WHAT TO PRODUCE: Only the span from the line containing "Output the Python" down to the line containing "from matplotlib.patches import Patch" is to be printed, exactly and inclusively, with pictures omitted.
----- RECORDED INFORMATION
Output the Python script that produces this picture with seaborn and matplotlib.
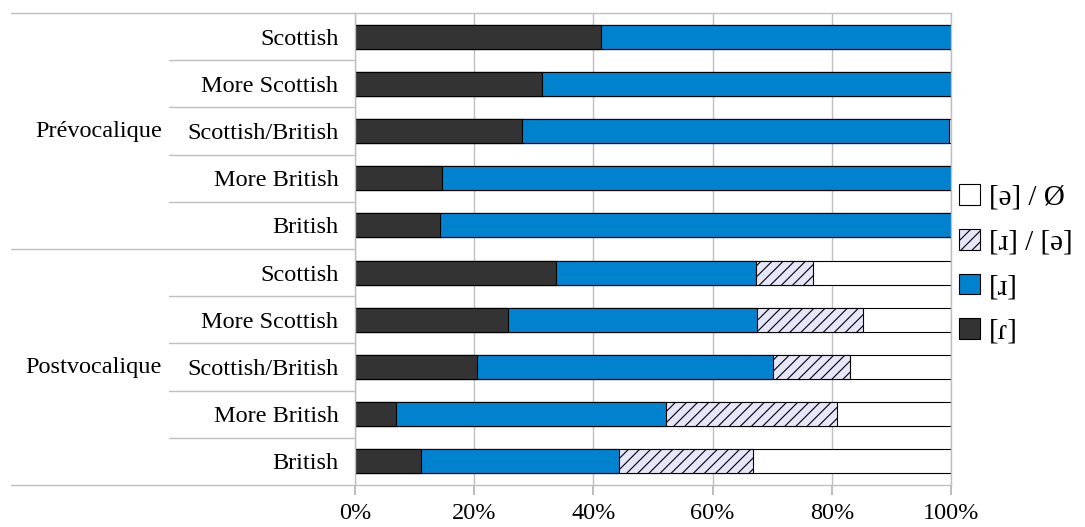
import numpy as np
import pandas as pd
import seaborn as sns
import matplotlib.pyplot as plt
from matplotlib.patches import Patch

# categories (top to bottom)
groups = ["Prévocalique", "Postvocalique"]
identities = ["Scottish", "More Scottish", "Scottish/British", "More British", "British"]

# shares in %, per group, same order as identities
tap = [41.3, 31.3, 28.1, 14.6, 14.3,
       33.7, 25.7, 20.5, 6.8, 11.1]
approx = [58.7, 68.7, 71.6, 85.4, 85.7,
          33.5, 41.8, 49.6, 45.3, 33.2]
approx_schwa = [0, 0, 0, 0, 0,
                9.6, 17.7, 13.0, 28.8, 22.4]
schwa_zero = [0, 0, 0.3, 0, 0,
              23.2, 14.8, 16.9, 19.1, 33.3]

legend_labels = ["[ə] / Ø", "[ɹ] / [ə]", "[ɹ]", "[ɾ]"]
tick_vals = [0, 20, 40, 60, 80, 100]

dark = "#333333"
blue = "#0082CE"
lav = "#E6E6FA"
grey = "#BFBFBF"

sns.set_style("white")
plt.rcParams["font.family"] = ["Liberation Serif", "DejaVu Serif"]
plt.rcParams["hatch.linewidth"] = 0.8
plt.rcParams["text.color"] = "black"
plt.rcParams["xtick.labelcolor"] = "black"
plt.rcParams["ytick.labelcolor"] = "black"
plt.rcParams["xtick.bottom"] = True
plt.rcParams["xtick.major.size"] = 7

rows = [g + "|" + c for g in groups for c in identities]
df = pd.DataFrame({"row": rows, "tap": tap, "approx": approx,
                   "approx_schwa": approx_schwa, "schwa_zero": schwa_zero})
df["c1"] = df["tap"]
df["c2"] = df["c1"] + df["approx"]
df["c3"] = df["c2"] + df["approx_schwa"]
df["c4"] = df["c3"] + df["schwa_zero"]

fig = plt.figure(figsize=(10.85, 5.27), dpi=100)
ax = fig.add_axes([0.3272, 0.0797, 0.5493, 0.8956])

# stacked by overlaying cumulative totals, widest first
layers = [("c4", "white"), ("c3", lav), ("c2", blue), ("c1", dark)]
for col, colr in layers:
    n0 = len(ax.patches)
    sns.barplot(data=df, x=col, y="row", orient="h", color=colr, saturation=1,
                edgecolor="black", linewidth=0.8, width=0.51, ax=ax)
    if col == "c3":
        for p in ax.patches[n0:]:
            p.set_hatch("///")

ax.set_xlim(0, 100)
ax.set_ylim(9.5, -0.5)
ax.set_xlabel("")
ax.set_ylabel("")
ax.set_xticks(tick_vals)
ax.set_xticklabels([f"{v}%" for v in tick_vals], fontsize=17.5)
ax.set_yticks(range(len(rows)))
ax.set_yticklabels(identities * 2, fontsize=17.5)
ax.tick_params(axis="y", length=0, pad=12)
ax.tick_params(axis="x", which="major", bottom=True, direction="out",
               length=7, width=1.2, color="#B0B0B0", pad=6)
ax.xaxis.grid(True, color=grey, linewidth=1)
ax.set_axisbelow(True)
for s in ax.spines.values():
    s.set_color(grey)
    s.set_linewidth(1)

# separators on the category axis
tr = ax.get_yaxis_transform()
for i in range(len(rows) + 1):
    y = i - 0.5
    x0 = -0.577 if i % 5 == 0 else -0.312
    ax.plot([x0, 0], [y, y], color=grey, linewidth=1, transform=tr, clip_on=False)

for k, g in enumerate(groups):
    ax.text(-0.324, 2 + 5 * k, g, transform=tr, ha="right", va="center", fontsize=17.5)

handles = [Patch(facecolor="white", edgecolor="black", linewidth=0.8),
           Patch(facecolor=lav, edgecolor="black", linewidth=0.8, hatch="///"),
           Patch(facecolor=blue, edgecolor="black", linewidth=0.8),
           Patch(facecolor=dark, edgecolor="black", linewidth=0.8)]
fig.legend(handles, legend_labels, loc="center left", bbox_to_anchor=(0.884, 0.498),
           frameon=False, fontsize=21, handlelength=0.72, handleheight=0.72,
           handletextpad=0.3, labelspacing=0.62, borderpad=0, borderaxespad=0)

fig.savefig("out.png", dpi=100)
----------
----- RECORDED INFORMATION
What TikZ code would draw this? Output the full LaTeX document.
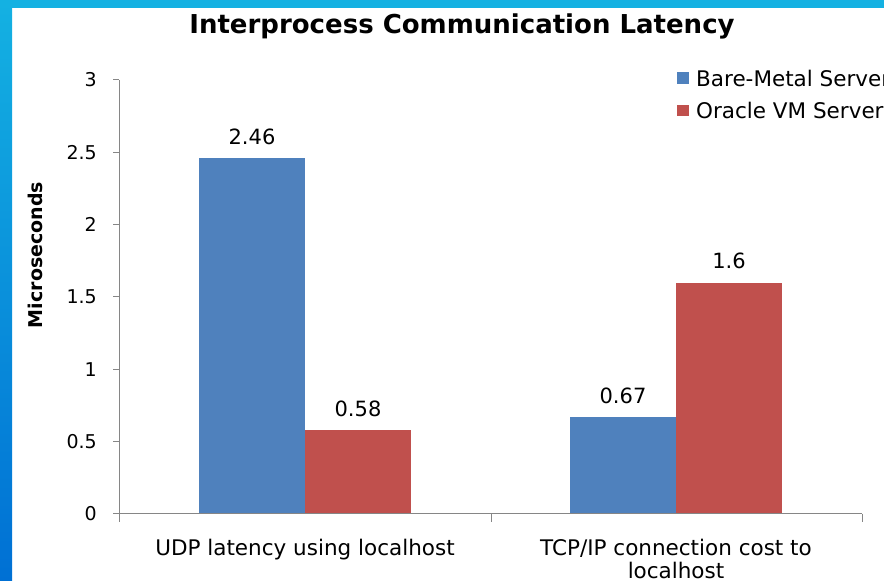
----------
WRITTEN ANSWER:
Output the Python script that produces this picture with seaborn and matplotlib.
import numpy as np
import pandas as pd
import seaborn as sns
import matplotlib.pyplot as plt
from matplotlib.patches import Patch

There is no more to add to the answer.